Why Bono, Madonna and Brangelina Cannot Save Africa
The new book 'Dead Aid' targets the fatal flaws in white benevolence to Africa’s struggling economies.
Traditional proverb: Give a man a fish; you have fed him for today. Teach a man to fish; and you have fed him for a lifetime.
In Dead Aid: Why Aid Is Not Working And How There is a Better Way For Africa, former Goldman Sachs and World Bank employee Dr. Dambisa Moyo adeptly posits that no matter how many billions of dollars Western associations and governments funnel into Africa, it will not reduce or solve the problem of poverty in Africa. Economic development in Asia and Latin America has been more successful than anything seen in Africa.
Moyo’s idea is not exactly original. Criticizing Western (read: white) benevolence to Africans has become sport among the black intelligentsia. What the author succeeds at in Dead Aid, however, is uniting these arguments together for the first time in an accessible work. In this age of financial crisis and the wake of the G-20 summit, Dead Aid is a worthwhile contribution to the debate on economic relief. The book also provides valuable information about the status of existing aid programs.

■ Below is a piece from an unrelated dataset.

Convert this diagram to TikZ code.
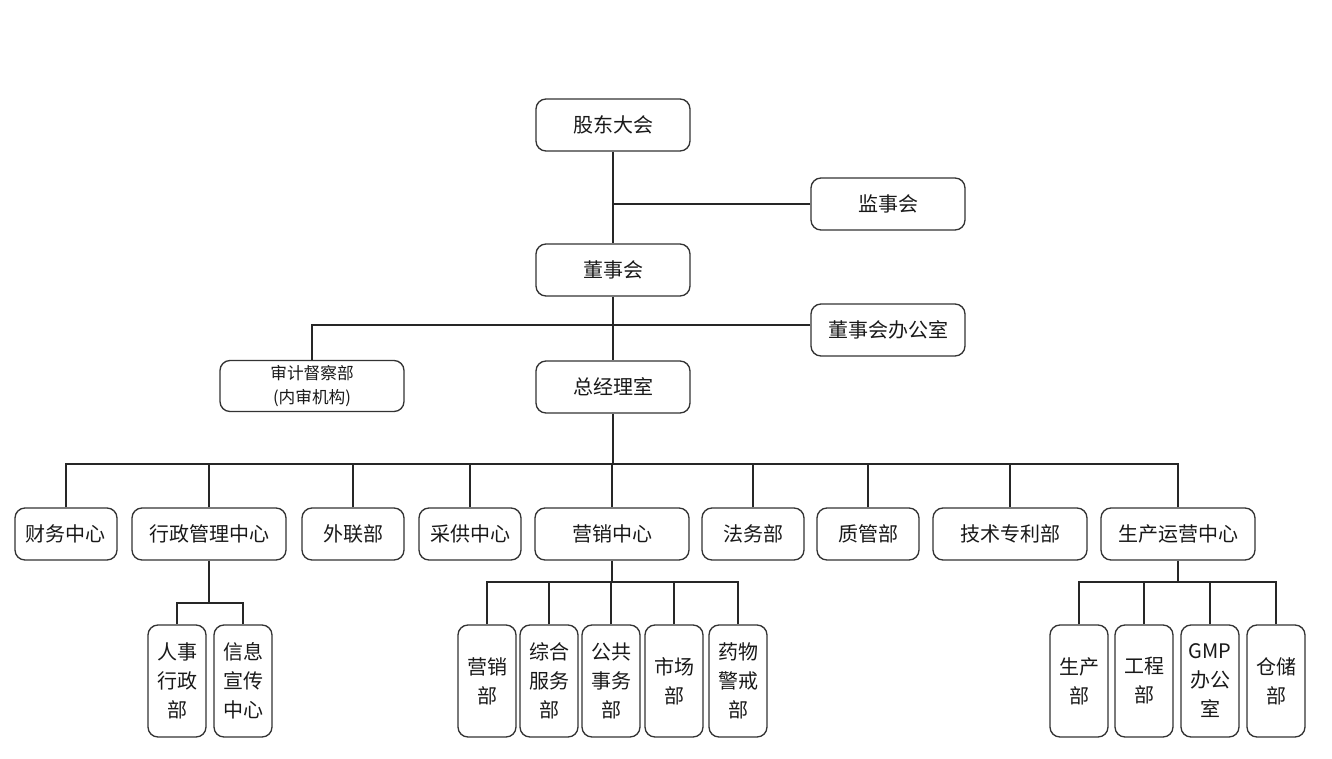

Moyo’s timely criticism centers on direct government to government aid or that which is distributed by institutions such as the World Bank. In a manner that inspires us to rethink our notions about charity, she argues that the system has done nothing to boost African economies. The failure, in Moyo’s analysis, has little to do with the more typical criticism that aid has been ineffective in combating persistent problems such as lack of infrastructure, authoritarian rule, local corruption, oversized bureaucracies and burdensome debt.
For Moyo, the problem is the aid itself. When Western governments, aid organizations or rock stars flood African economies with donations of mosquito nets or food, she argues, local entrepreneurs are choked off from competition. The global focus on the poorest Africans does not help grow small business or grow the middle class. Unconditional aid creates welfare nation-states, fostering a culture of dependency. Whatever their motivations, non-Africans over the long haul have added to, not alleviated, indigence in Africa.